- _MATERIAL PROVIDED_

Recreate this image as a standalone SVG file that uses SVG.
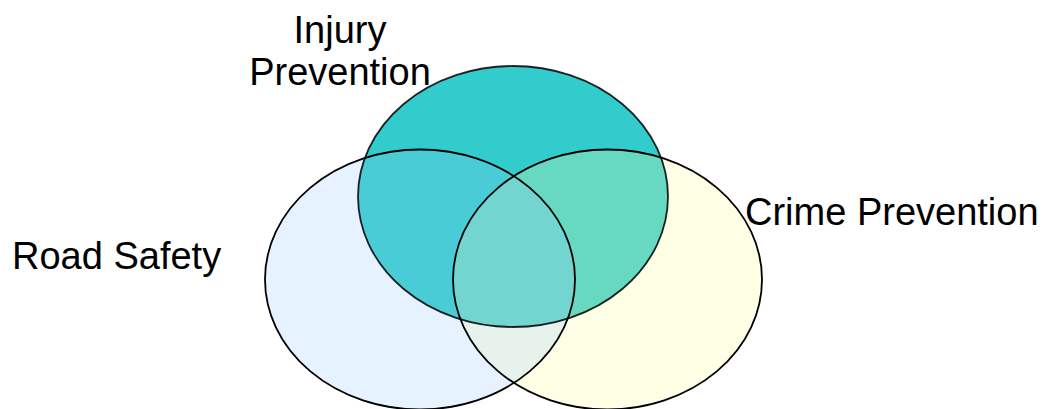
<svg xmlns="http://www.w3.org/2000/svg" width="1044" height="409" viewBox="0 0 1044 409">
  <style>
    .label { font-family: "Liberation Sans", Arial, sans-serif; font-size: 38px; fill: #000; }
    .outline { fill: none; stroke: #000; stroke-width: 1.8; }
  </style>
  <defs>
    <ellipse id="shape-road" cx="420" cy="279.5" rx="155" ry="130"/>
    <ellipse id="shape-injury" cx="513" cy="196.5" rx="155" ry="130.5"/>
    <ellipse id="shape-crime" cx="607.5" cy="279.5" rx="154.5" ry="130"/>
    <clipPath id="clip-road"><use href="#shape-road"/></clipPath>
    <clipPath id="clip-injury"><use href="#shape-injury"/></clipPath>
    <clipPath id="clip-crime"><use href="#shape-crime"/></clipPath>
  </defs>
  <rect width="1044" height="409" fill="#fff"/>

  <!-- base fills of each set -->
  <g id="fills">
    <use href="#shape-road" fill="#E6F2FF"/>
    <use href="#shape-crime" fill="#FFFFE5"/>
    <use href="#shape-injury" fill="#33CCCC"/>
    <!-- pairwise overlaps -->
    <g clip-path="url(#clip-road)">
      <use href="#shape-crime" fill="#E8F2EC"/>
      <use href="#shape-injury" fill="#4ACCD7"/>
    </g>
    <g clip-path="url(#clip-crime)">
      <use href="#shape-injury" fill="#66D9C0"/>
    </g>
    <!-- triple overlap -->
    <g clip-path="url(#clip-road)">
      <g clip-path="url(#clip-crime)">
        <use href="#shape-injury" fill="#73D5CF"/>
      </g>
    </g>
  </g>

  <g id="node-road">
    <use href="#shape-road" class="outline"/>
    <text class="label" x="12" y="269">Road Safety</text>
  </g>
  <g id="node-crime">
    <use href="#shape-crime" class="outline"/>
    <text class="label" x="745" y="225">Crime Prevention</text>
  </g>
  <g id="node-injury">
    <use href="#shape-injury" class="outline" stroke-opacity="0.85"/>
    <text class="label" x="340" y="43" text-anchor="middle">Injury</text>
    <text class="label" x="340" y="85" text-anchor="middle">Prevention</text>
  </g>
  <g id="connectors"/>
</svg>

- _YOUR GOAL_
Omit each picture, then return all of the listing exactly as it stands.

- _CORRECT OUTPUT_
Recreate this image as a standalone SVG file that uses SVG.
<svg xmlns="http://www.w3.org/2000/svg" width="1044" height="409" viewBox="0 0 1044 409">
  <style>
    .label { font-family: "Liberation Sans", Arial, sans-serif; font-size: 38px; fill: #000; }
    .outline { fill: none; stroke: #000; stroke-width: 1.8; }
  </style>
  <defs>
    <ellipse id="shape-road" cx="420" cy="279.5" rx="155" ry="130"/>
    <ellipse id="shape-injury" cx="513" cy="196.5" rx="155" ry="130.5"/>
    <ellipse id="shape-crime" cx="607.5" cy="279.5" rx="154.5" ry="130"/>
    <clipPath id="clip-road"><use href="#shape-road"/></clipPath>
    <clipPath id="clip-injury"><use href="#shape-injury"/></clipPath>
    <clipPath id="clip-crime"><use href="#shape-crime"/></clipPath>
  </defs>
  <rect width="1044" height="409" fill="#fff"/>

  <!-- base fills of each set -->
  <g id="fills">
    <use href="#shape-road" fill="#E6F2FF"/>
    <use href="#shape-crime" fill="#FFFFE5"/>
    <use href="#shape-injury" fill="#33CCCC"/>
    <!-- pairwise overlaps -->
    <g clip-path="url(#clip-road)">
      <use href="#shape-crime" fill="#E8F2EC"/>
      <use href="#shape-injury" fill="#4ACCD7"/>
    </g>
    <g clip-path="url(#clip-crime)">
      <use href="#shape-injury" fill="#66D9C0"/>
    </g>
    <!-- triple overlap -->
    <g clip-path="url(#clip-road)">
      <g clip-path="url(#clip-crime)">
        <use href="#shape-injury" fill="#73D5CF"/>
      </g>
    </g>
  </g>

  <g id="node-road">
    <use href="#shape-road" class="outline"/>
    <text class="label" x="12" y="269">Road Safety</text>
  </g>
  <g id="node-crime">
    <use href="#shape-crime" class="outline"/>
    <text class="label" x="745" y="225">Crime Prevention</text>
  </g>
  <g id="node-injury">
    <use href="#shape-injury" class="outline" stroke-opacity="0.85"/>
    <text class="label" x="340" y="43" text-anchor="middle">Injury</text>
    <text class="label" x="340" y="85" text-anchor="middle">Prevention</text>
  </g>
  <g id="connectors"/>
</svg>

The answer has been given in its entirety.